Problem. All lines below must be repeated exactly, with the pictures omitted.

_ _ _ _

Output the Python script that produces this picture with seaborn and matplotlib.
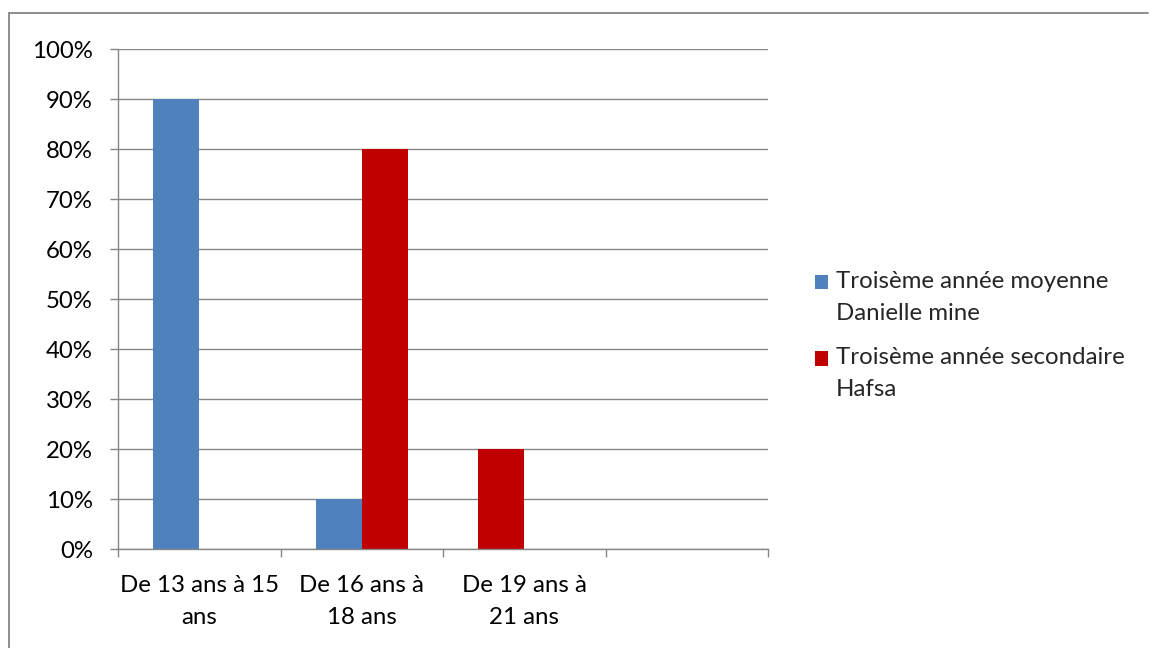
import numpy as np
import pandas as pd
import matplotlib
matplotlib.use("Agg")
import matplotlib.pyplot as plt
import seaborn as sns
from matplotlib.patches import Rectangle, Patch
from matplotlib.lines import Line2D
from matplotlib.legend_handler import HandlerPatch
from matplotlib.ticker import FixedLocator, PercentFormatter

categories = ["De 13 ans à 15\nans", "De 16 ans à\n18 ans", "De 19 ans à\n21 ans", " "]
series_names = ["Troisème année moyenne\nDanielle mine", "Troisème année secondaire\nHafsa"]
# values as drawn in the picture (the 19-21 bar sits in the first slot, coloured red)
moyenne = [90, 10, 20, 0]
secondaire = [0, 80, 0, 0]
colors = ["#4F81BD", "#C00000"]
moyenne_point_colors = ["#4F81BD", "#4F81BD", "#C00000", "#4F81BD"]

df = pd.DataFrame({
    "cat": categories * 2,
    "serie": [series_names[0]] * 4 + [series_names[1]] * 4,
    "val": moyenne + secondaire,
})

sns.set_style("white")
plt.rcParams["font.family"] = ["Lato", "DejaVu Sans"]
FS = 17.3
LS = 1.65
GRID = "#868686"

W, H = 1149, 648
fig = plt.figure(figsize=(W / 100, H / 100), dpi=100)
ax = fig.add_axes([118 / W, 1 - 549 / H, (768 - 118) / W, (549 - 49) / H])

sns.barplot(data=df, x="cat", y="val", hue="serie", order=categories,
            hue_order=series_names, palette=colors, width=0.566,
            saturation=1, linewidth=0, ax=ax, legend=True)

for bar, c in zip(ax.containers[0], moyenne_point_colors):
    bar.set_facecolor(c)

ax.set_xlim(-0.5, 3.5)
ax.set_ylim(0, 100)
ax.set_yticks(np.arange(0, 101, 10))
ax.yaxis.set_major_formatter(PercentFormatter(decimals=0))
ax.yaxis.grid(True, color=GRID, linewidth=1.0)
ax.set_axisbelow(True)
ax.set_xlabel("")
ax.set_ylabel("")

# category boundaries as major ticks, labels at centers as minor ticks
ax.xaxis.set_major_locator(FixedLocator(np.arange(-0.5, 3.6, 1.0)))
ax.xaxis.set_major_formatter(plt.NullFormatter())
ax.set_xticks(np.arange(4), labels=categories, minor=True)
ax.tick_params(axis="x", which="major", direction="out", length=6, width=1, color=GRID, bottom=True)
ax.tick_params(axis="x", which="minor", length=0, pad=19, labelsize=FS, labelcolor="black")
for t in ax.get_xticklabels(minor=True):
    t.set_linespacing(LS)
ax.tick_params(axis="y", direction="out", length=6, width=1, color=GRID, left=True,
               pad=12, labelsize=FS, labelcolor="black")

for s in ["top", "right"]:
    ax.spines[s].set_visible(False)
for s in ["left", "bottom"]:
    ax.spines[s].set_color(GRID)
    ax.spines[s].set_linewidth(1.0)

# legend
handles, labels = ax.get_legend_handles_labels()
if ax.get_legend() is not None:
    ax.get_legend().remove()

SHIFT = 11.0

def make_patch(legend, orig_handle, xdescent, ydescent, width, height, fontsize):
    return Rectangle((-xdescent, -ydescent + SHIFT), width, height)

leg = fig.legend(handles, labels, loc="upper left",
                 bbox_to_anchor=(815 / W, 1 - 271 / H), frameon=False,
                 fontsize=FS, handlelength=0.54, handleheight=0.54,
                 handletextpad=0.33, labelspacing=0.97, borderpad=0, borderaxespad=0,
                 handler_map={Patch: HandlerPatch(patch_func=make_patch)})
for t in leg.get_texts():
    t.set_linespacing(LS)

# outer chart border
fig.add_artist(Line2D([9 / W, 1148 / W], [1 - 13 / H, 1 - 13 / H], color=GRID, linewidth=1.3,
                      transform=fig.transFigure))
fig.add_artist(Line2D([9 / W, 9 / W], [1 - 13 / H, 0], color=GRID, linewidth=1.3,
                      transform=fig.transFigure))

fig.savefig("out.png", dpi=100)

_ _ _ _

Finished exercise.
Output the Python script that produces this picture with seaborn and matplotlib.
import numpy as np
import pandas as pd
import matplotlib
matplotlib.use("Agg")
import matplotlib.pyplot as plt
import seaborn as sns
from matplotlib.patches import Rectangle, Patch
from matplotlib.lines import Line2D
from matplotlib.legend_handler import HandlerPatch
from matplotlib.ticker import FixedLocator, PercentFormatter

categories = ["De 13 ans à 15\nans", "De 16 ans à\n18 ans", "De 19 ans à\n21 ans", " "]
series_names = ["Troisème année moyenne\nDanielle mine", "Troisème année secondaire\nHafsa"]
# values as drawn in the picture (the 19-21 bar sits in the first slot, coloured red)
moyenne = [90, 10, 20, 0]
secondaire = [0, 80, 0, 0]
colors = ["#4F81BD", "#C00000"]
moyenne_point_colors = ["#4F81BD", "#4F81BD", "#C00000", "#4F81BD"]

df = pd.DataFrame({
    "cat": categories * 2,
    "serie": [series_names[0]] * 4 + [series_names[1]] * 4,
    "val": moyenne + secondaire,
})

sns.set_style("white")
plt.rcParams["font.family"] = ["Lato", "DejaVu Sans"]
FS = 17.3
LS = 1.65
GRID = "#868686"

W, H = 1149, 648
fig = plt.figure(figsize=(W / 100, H / 100), dpi=100)
ax = fig.add_axes([118 / W, 1 - 549 / H, (768 - 118) / W, (549 - 49) / H])

sns.barplot(data=df, x="cat", y="val", hue="serie", order=categories,
            hue_order=series_names, palette=colors, width=0.566,
            saturation=1, linewidth=0, ax=ax, legend=True)

for bar, c in zip(ax.containers[0], moyenne_point_colors):
    bar.set_facecolor(c)

ax.set_xlim(-0.5, 3.5)
ax.set_ylim(0, 100)
ax.set_yticks(np.arange(0, 101, 10))
ax.yaxis.set_major_formatter(PercentFormatter(decimals=0))
ax.yaxis.grid(True, color=GRID, linewidth=1.0)
ax.set_axisbelow(True)
ax.set_xlabel("")
ax.set_ylabel("")

# category boundaries as major ticks, labels at centers as minor ticks
ax.xaxis.set_major_locator(FixedLocator(np.arange(-0.5, 3.6, 1.0)))
ax.xaxis.set_major_formatter(plt.NullFormatter())
ax.set_xticks(np.arange(4), labels=categories, minor=True)
ax.tick_params(axis="x", which="major", direction="out", length=6, width=1, color=GRID, bottom=True)
ax.tick_params(axis="x", which="minor", length=0, pad=19, labelsize=FS, labelcolor="black")
for t in ax.get_xticklabels(minor=True):
    t.set_linespacing(LS)
ax.tick_params(axis="y", direction="out", length=6, width=1, color=GRID, left=True,
               pad=12, labelsize=FS, labelcolor="black")

for s in ["top", "right"]:
    ax.spines[s].set_visible(False)
for s in ["left", "bottom"]:
    ax.spines[s].set_color(GRID)
    ax.spines[s].set_linewidth(1.0)

# legend
handles, labels = ax.get_legend_handles_labels()
if ax.get_legend() is not None:
    ax.get_legend().remove()

SHIFT = 11.0

def make_patch(legend, orig_handle, xdescent, ydescent, width, height, fontsize):
    return Rectangle((-xdescent, -ydescent + SHIFT), width, height)

leg = fig.legend(handles, labels, loc="upper left",
                 bbox_to_anchor=(815 / W, 1 - 271 / H), frameon=False,
                 fontsize=FS, handlelength=0.54, handleheight=0.54,
                 handletextpad=0.33, labelspacing=0.97, borderpad=0, borderaxespad=0,
                 handler_map={Patch: HandlerPatch(patch_func=make_patch)})
for t in leg.get_texts():
    t.set_linespacing(LS)

# outer chart border
fig.add_artist(Line2D([9 / W, 1148 / W], [1 - 13 / H, 1 - 13 / H], color=GRID, linewidth=1.3,
                      transform=fig.transFigure))
fig.add_artist(Line2D([9 / W, 9 / W], [1 - 13 / H, 0], color=GRID, linewidth=1.3,
                      transform=fig.transFigure))

fig.savefig("out.png", dpi=100)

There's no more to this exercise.